> **What you need to do**
Everything from the first line of the data below through the line that contains "from matplotlib.lines import Line2D" should be written out exactly, please, and nothing more; the pictures stay out.

-- Begin --

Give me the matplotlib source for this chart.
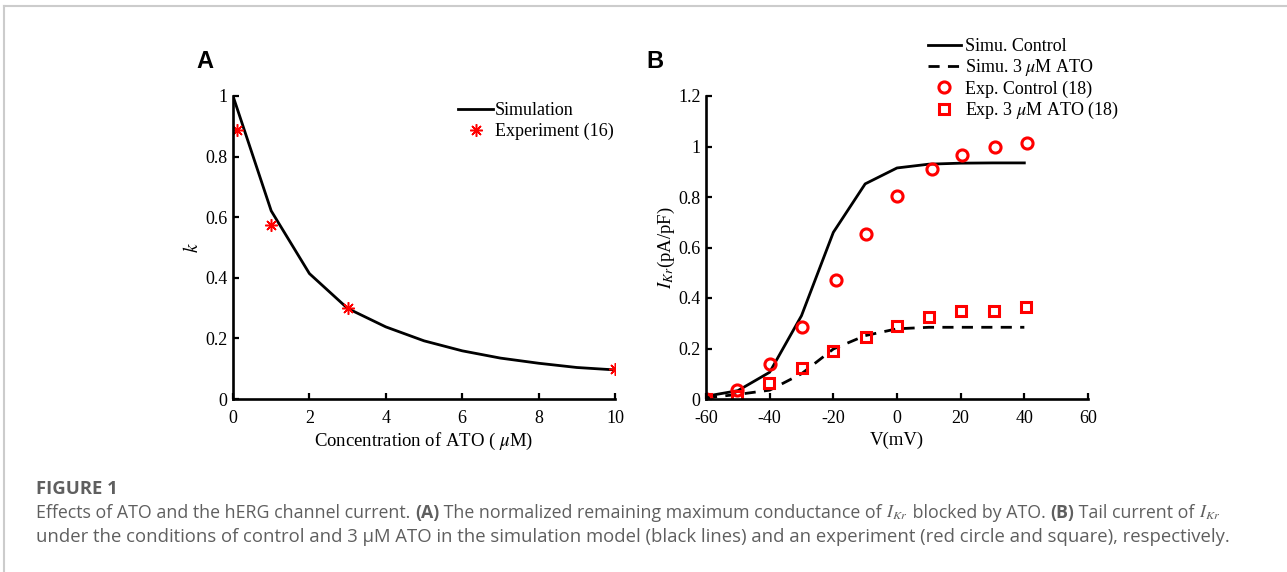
"""Figure 1: ATO block of hERG / IKr, two panels plus caption."""
import numpy as np
import matplotlib
matplotlib.use("Agg")
import matplotlib.pyplot as plt
from matplotlib.lines import Line2D

plt.rcParams["font.family"] = ["Liberation Serif", "DejaVu Serif"]
plt.rcParams["mathtext.fontset"] = "stix"
plt.rcParams["axes.unicode_minus"] = False

# -------------------------------------------------------
# Data.
# -------------------------------------------------------
# panel A: normalized remaining max conductance k vs ATO concentration
conc_sim = [0, 1, 2, 3, 4, 5, 6, 7, 8, 9, 10]
k_sim = [1.0, 0.621, 0.414, 0.299, 0.238, 0.192, 0.159, 0.135, 0.118, 0.104, 0.096]
conc_exp = [0.1, 1, 3, 10]
k_exp = [0.888, 0.575, 0.299, 0.099]

# panel B: IKr tail current vs voltage
v_sim = [-60, -50, -40, -30, -20, -10, 0, 10, 20, 30, 40]
ikr_ctrl_sim = [0.011, 0.033, 0.106, 0.33, 0.66, 0.852, 0.915, 0.93, 0.934, 0.935, 0.935]
ikr_ato_sim = [0.005, 0.018, 0.035, 0.10, 0.198, 0.251, 0.278, 0.284, 0.284, 0.284, 0.284]

v_exp_ctrl = [-60, -50.2, -39.8, -29.8, -19.3, -9.6, 0.1, 10.9, 20.4, 30.9, 40.9]
ikr_ctrl_exp = [0.0, 0.037, 0.139, 0.287, 0.472, 0.654, 0.802, 0.909, 0.965, 0.998, 1.014]
v_exp_ato = [-60, -50.2, -40.1, -29.9, -20.2, -9.8, 0.0, 10.2, 20.0, 30.5, 40.4]
ikr_ato_exp = [0.0, 0.011, 0.062, 0.122, 0.189, 0.247, 0.291, 0.326, 0.35, 0.35, 0.363]

# -------------------------------------------------------
# Plot.
# -------------------------------------------------------
fig = plt.figure(figsize=(12.87, 5.72), dpi=100)
W, H = 1287, 572

def style_axes(ax):
    for s in ("top", "right"):
        ax.spines[s].set_visible(False)
    for s in ("left", "bottom"):
        ax.spines[s].set_linewidth(1.9)
    ax.tick_params(direction="in", length=4, width=1.6, labelsize=13)
    ax.tick_params(axis="x", pad=8)
    ax.tick_params(axis="y", pad=4)

# --- panel A ---
axA = fig.add_axes([233/W, 1-399/H, 382/W, 303/H])
axA.plot(conc_sim, k_sim, color="black", lw=2, label="Simulation")
axA.plot(conc_exp, k_exp, ls="none", marker=(8, 2, 0), color="red",
         markersize=9, markeredgewidth=1.1, label="Experiment (16)")
axA.set_xlim(0, 10)
axA.set_ylim(0, 1)
axA.set_xticks([0, 2, 4, 6, 8, 10])
axA.set_yticks([0, 0.2, 0.4, 0.6, 0.8, 1])
axA.set_yticklabels(["0", "0.2", "0.4", "0.6", "0.8", "1"])
axA.set_xlabel(r"Concentration of ATO ( $\mu$M)", fontsize=13.5, labelpad=3)
axA.set_ylabel(r"$k$", fontsize=14, labelpad=2)
style_axes(axA)
axA.legend(loc="upper left", bbox_to_anchor=(225/382, 1 - 6/303), frameon=False,
           fontsize=13, handlelength=1.95, handletextpad=0.1,
           labelspacing=0.22, borderaxespad=0, borderpad=0)

# --- panel B ---
axB = fig.add_axes([706/W, 1-399/H, 382/W, 303/H])
axB.plot(v_sim, ikr_ctrl_sim, color="black", lw=2, label="Simu. Control")
axB.plot(v_sim, ikr_ato_sim, color="black", lw=2, ls=(0, (4, 3)),
         label=r"Simu. 3 $\mu$M ATO")
axB.plot(v_exp_ctrl, ikr_ctrl_exp, ls="none", marker="o", markersize=8,
         markerfacecolor="none", markeredgecolor="red", markeredgewidth=2.2,
         label="Exp. Control (18)")
axB.plot(v_exp_ato, ikr_ato_exp, ls="none", marker="s", markersize=7,
         markerfacecolor="none", markeredgecolor="red", markeredgewidth=2.2,
         label=r"Exp. 3 $\mu$M ATO (18)")
axB.set_xlim(-60, 60)
axB.set_ylim(0, 1.2)
axB.set_xticks([-60, -40, -20, 0, 20, 40, 60])
axB.set_yticks([0, 0.2, 0.4, 0.6, 0.8, 1, 1.2])
axB.set_yticklabels(["0", "0.2", "0.4", "0.6", "0.8", "1", "1.2"])
axB.set_xlabel("V(mV)", fontsize=13.5, labelpad=3)
axB.set_ylabel(r"$I_{Kr}$(pA/pF)", fontsize=13.5, labelpad=1)
style_axes(axB)
fig.legend(*axB.get_legend_handles_labels(), loc="upper left",
           bbox_to_anchor=(928/W, 1-38/H), frameon=False, fontsize=13,
           handlelength=1.8, handletextpad=0.25, labelspacing=0.12,
           borderaxespad=0, borderpad=0)

# panel letters
fig.text(196/W, 1-68/H, "A", family="Liberation Sans", weight="bold", fontsize=17)
fig.text(646/W, 1-68/H, "B", family="Liberation Sans", weight="bold", fontsize=17)

# light grey frame (top and left edges)
fig.add_artist(Line2D([4/W, 1], [1-5.5/H, 1-5.5/H], transform=fig.transFigure,
                      color="#cccccc", lw=1.5))
fig.add_artist(Line2D([4/W, 4/W], [0, 1-5.5/H], transform=fig.transFigure,
                      color="#cccccc", lw=1.5))

# -------------------------------------------------------
# Caption.
# -------------------------------------------------------
cap_color = "#5f5f5f"
cap_font = ["Open Sans", "DejaVu Sans"]
line1 = [
    ("Effects of ATO and the hERG channel current. ", False),
    ("(A)", True),
    (" The normalized remaining maximum conductance of ", False),
    ("$I_{Kr}$", False),
    (" blocked by ATO. ", False),
    ("(B)", True),
    (" Tail current of ", False),
    ("$I_{Kr}$", False),
]
line2 = [("under the conditions of control and 3 \u00b5M ATO in the simulation model "
          "(black lines) and an experiment (red circle and square), respectively.", False)]

renderer = fig.canvas.get_renderer()

def caption_line(pieces, y_px, size):
    x = 36
    for txt, bold in pieces:
        t = fig.text(x/W, 1-y_px/H, txt, family=cap_font, fontsize=size,
                     color=cap_color, weight="bold" if bold else "normal")
        x += t.get_window_extent(renderer).width
    return x - 36

def fit_size(pieces, target_px):
    # draw once at size 10 off-canvas, measure, then scale to the target width
    n0 = len(fig.texts)
    w = caption_line(pieces, 2000, 10)
    for t in fig.texts[n0:]:
        t.remove()
    return 10 * target_px / w

size1 = fit_size(line1, 1180)
size2 = fit_size(line2, 1188)
fig.text(36/W, 1-494/H, "FIGURE 1", family=cap_font, fontsize=size2,
         color=cap_color, weight="bold")
caption_line(line1, 518, size1)
caption_line(line2, 542, size2)

fig.savefig("out.png", dpi=100)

-- End --

> **Result**
Give me the matplotlib source for this chart.
"""Figure 1: ATO block of hERG / IKr, two panels plus caption."""
import numpy as np
import matplotlib
matplotlib.use("Agg")
import matplotlib.pyplot as plt
from matplotlib.lines import Line2D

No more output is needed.